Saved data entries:
━━━━━━━━

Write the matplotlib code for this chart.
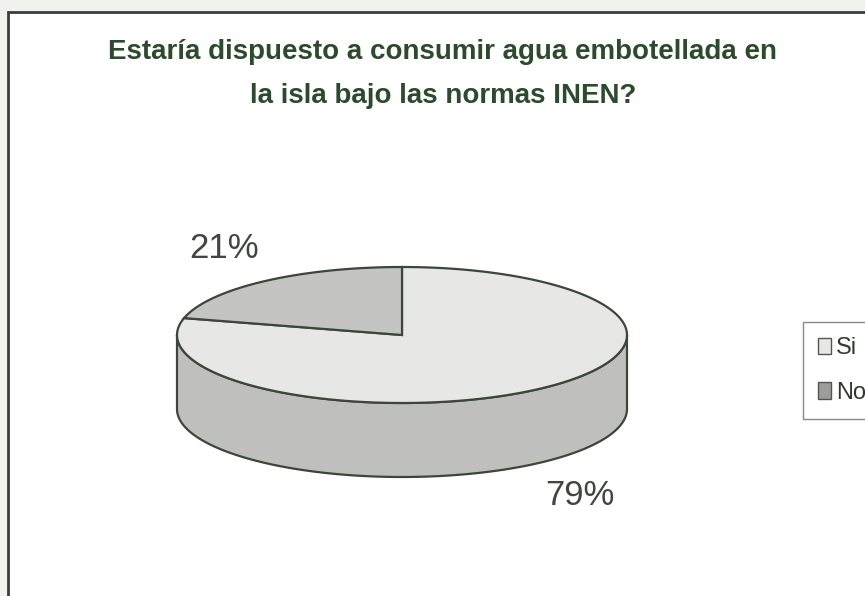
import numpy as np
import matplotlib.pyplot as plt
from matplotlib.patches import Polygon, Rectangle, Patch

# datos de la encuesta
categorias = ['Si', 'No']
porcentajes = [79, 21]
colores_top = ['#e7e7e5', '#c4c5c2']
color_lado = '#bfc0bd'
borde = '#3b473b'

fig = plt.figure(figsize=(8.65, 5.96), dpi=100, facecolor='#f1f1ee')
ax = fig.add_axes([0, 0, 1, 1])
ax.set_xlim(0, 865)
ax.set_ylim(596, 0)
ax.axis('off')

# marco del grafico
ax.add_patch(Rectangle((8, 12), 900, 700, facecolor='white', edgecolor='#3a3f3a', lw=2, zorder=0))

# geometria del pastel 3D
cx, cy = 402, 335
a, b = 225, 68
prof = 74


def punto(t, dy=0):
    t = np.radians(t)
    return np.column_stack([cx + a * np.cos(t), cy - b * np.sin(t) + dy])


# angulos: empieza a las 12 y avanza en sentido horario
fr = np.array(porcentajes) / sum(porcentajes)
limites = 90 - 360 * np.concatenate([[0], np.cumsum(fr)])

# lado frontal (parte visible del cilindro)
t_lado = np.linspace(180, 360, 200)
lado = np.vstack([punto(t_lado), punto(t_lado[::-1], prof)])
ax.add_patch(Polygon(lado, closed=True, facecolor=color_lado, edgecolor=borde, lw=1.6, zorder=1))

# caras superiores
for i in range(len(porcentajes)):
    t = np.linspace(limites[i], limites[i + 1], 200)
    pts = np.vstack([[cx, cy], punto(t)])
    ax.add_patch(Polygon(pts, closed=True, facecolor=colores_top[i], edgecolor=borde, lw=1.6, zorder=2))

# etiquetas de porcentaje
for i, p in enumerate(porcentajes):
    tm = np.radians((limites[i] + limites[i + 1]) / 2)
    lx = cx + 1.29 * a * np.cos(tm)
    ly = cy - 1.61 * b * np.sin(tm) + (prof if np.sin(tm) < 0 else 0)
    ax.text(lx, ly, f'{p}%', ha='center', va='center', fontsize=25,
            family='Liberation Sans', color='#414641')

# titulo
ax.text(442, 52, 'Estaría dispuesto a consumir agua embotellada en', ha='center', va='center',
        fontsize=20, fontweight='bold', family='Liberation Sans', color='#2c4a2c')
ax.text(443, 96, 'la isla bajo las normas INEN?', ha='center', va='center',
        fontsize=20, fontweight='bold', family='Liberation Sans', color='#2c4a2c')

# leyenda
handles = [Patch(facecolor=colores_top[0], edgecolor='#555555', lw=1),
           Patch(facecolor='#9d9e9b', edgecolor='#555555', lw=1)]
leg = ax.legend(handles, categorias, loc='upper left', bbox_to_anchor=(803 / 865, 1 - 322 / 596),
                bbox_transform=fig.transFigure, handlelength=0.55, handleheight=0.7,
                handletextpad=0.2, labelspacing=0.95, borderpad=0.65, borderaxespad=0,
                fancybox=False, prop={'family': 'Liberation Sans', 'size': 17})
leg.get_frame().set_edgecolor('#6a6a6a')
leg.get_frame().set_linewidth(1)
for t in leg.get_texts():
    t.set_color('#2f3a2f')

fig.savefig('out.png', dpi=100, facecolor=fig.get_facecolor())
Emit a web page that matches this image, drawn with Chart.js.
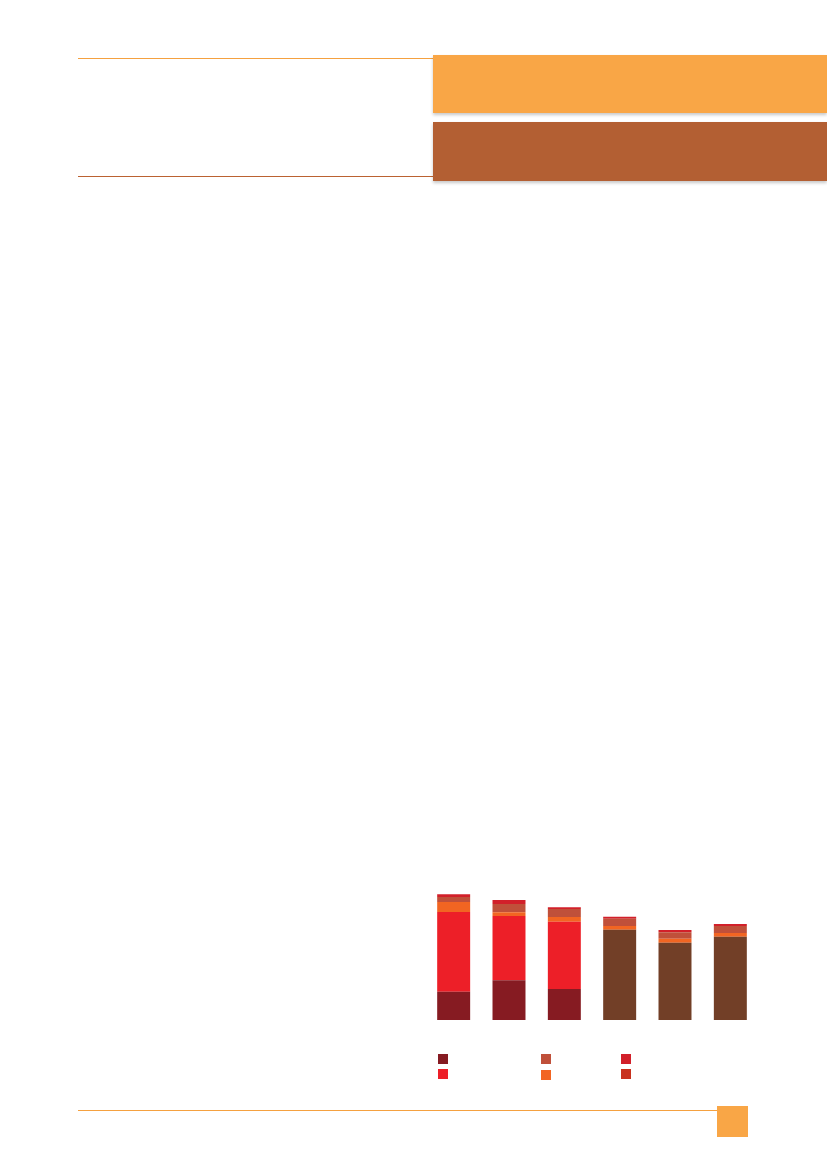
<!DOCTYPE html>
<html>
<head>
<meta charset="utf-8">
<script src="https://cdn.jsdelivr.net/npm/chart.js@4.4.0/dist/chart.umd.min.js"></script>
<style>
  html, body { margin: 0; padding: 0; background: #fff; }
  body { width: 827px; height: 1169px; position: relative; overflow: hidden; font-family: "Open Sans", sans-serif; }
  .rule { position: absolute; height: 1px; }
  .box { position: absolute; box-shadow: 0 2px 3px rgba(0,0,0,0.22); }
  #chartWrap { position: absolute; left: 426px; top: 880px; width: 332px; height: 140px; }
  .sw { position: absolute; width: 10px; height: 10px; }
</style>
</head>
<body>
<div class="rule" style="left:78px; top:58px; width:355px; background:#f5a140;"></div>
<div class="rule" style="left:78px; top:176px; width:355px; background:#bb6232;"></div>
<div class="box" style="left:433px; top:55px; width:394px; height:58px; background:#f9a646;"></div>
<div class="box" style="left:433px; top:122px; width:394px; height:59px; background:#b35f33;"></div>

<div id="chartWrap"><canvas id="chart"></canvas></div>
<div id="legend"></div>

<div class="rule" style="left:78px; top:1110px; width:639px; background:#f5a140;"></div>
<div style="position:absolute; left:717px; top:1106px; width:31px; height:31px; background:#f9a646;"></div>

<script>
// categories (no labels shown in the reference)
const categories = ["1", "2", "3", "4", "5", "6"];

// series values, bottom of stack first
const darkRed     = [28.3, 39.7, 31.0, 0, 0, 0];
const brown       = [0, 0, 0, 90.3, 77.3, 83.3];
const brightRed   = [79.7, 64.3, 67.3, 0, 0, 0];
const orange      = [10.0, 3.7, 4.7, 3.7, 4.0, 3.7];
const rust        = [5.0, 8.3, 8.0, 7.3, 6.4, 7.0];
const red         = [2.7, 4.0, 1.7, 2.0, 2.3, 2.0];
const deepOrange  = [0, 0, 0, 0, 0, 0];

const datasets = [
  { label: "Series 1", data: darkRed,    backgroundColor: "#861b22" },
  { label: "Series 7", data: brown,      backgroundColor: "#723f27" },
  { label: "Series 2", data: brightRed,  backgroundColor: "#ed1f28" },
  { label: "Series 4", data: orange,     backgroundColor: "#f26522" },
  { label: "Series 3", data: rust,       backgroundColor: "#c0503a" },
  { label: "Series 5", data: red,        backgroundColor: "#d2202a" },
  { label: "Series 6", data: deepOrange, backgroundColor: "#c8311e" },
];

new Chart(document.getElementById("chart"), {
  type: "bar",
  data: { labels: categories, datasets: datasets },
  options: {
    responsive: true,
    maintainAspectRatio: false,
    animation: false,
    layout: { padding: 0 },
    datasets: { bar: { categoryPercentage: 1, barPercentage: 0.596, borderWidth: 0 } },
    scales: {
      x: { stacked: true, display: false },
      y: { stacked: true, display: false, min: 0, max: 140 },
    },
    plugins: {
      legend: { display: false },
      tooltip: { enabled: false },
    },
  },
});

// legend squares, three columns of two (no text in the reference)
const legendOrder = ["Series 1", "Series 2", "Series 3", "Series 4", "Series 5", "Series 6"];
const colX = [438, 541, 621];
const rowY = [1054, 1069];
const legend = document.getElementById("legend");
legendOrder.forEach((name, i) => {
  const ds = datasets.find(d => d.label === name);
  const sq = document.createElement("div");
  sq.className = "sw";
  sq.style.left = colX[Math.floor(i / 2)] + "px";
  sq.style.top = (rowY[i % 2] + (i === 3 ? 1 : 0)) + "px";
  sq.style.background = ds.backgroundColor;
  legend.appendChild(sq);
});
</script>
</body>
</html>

━━━━━━━━

> **Your task**: Write out every line above exactly as it is, leaving out the pictures.

> **Completed exercise**:
Write the matplotlib code for this chart.
import numpy as np
import matplotlib.pyplot as plt
from matplotlib.patches import Polygon, Rectangle, Patch

# datos de la encuesta
categorias = ['Si', 'No']
porcentajes = [79, 21]
colores_top = ['#e7e7e5', '#c4c5c2']
color_lado = '#bfc0bd'
borde = '#3b473b'

fig = plt.figure(figsize=(8.65, 5.96), dpi=100, facecolor='#f1f1ee')
ax = fig.add_axes([0, 0, 1, 1])
ax.set_xlim(0, 865)
ax.set_ylim(596, 0)
ax.axis('off')

# marco del grafico
ax.add_patch(Rectangle((8, 12), 900, 700, facecolor='white', edgecolor='#3a3f3a', lw=2, zorder=0))

# geometria del pastel 3D
cx, cy = 402, 335
a, b = 225, 68
prof = 74


def punto(t, dy=0):
    t = np.radians(t)
    return np.column_stack([cx + a * np.cos(t), cy - b * np.sin(t) + dy])


# angulos: empieza a las 12 y avanza en sentido horario
fr = np.array(porcentajes) / sum(porcentajes)
limites = 90 - 360 * np.concatenate([[0], np.cumsum(fr)])

# lado frontal (parte visible del cilindro)
t_lado = np.linspace(180, 360, 200)
lado = np.vstack([punto(t_lado), punto(t_lado[::-1], prof)])
ax.add_patch(Polygon(lado, closed=True, facecolor=color_lado, edgecolor=borde, lw=1.6, zorder=1))

# caras superiores
for i in range(len(porcentajes)):
    t = np.linspace(limites[i], limites[i + 1], 200)
    pts = np.vstack([[cx, cy], punto(t)])
    ax.add_patch(Polygon(pts, closed=True, facecolor=colores_top[i], edgecolor=borde, lw=1.6, zorder=2))

# etiquetas de porcentaje
for i, p in enumerate(porcentajes):
    tm = np.radians((limites[i] + limites[i + 1]) / 2)
    lx = cx + 1.29 * a * np.cos(tm)
    ly = cy - 1.61 * b * np.sin(tm) + (prof if np.sin(tm) < 0 else 0)
    ax.text(lx, ly, f'{p}%', ha='center', va='center', fontsize=25,
            family='Liberation Sans', color='#414641')

# titulo
ax.text(442, 52, 'Estaría dispuesto a consumir agua embotellada en', ha='center', va='center',
        fontsize=20, fontweight='bold', family='Liberation Sans', color='#2c4a2c')
ax.text(443, 96, 'la isla bajo las normas INEN?', ha='center', va='center',
        fontsize=20, fontweight='bold', family='Liberation Sans', color='#2c4a2c')

# leyenda
handles = [Patch(facecolor=colores_top[0], edgecolor='#555555', lw=1),
           Patch(facecolor='#9d9e9b', edgecolor='#555555', lw=1)]
leg = ax.legend(handles, categorias, loc='upper left', bbox_to_anchor=(803 / 865, 1 - 322 / 596),
                bbox_transform=fig.transFigure, handlelength=0.55, handleheight=0.7,
                handletextpad=0.2, labelspacing=0.95, borderpad=0.65, borderaxespad=0,
                fancybox=False, prop={'family': 'Liberation Sans', 'size': 17})
leg.get_frame().set_edgecolor('#6a6a6a')
leg.get_frame().set_linewidth(1)
for t in leg.get_texts():
    t.set_color('#2f3a2f')

fig.savefig('out.png', dpi=100, facecolor=fig.get_facecolor())
Emit a web page that matches this image, drawn with Chart.js.
<!DOCTYPE html>
<html>
<head>
<meta charset="utf-8">
<script src="https://cdn.jsdelivr.net/npm/chart.js@4.4.0/dist/chart.umd.min.js"></script>
<style>
  html, body { margin: 0; padding: 0; background: #fff; }
  body { width: 827px; height: 1169px; position: relative; overflow: hidden; font-family: "Open Sans", sans-serif; }
  .rule { position: absolute; height: 1px; }
  .box { position: absolute; box-shadow: 0 2px 3px rgba(0,0,0,0.22); }
  #chartWrap { position: absolute; left: 426px; top: 880px; width: 332px; height: 140px; }
  .sw { position: absolute; width: 10px; height: 10px; }
</style>
</head>
<body>
<div class="rule" style="left:78px; top:58px; width:355px; background:#f5a140;"></div>
<div class="rule" style="left:78px; top:176px; width:355px; background:#bb6232;"></div>
<div class="box" style="left:433px; top:55px; width:394px; height:58px; background:#f9a646;"></div>
<div class="box" style="left:433px; top:122px; width:394px; height:59px; background:#b35f33;"></div>

<div id="chartWrap"><canvas id="chart"></canvas></div>
<div id="legend"></div>

<div class="rule" style="left:78px; top:1110px; width:639px; background:#f5a140;"></div>
<div style="position:absolute; left:717px; top:1106px; width:31px; height:31px; background:#f9a646;"></div>

<script>
// categories (no labels shown in the reference)
const categories = ["1", "2", "3", "4", "5", "6"];

// series values, bottom of stack first
const darkRed     = [28.3, 39.7, 31.0, 0, 0, 0];
const brown       = [0, 0, 0, 90.3, 77.3, 83.3];
const brightRed   = [79.7, 64.3, 67.3, 0, 0, 0];
const orange      = [10.0, 3.7, 4.7, 3.7, 4.0, 3.7];
const rust        = [5.0, 8.3, 8.0, 7.3, 6.4, 7.0];
const red         = [2.7, 4.0, 1.7, 2.0, 2.3, 2.0];
const deepOrange  = [0, 0, 0, 0, 0, 0];

const datasets = [
  { label: "Series 1", data: darkRed,    backgroundColor: "#861b22" },
  { label: "Series 7", data: brown,      backgroundColor: "#723f27" },
  { label: "Series 2", data: brightRed,  backgroundColor: "#ed1f28" },
  { label: "Series 4", data: orange,     backgroundColor: "#f26522" },
  { label: "Series 3", data: rust,       backgroundColor: "#c0503a" },
  { label: "Series 5", data: red,        backgroundColor: "#d2202a" },
  { label: "Series 6", data: deepOrange, backgroundColor: "#c8311e" },
];

new Chart(document.getElementById("chart"), {
  type: "bar",
  data: { labels: categories, datasets: datasets },
  options: {
    responsive: true,
    maintainAspectRatio: false,
    animation: false,
    layout: { padding: 0 },
    datasets: { bar: { categoryPercentage: 1, barPercentage: 0.596, borderWidth: 0 } },
    scales: {
      x: { stacked: true, display: false },
      y: { stacked: true, display: false, min: 0, max: 140 },
    },
    plugins: {
      legend: { display: false },
      tooltip: { enabled: false },
    },
  },
});

// legend squares, three columns of two (no text in the reference)
const legendOrder = ["Series 1", "Series 2", "Series 3", "Series 4", "Series 5", "Series 6"];
const colX = [438, 541, 621];
const rowY = [1054, 1069];
const legend = document.getElementById("legend");
legendOrder.forEach((name, i) => {
  const ds = datasets.find(d => d.label === name);
  const sq = document.createElement("div");
  sq.className = "sw";
  sq.style.left = colX[Math.floor(i / 2)] + "px";
  sq.style.top = (rowY[i % 2] + (i === 3 ? 1 : 0)) + "px";
  sq.style.background = ds.backgroundColor;
  legend.appendChild(sq);
});
</script>
</body>
</html>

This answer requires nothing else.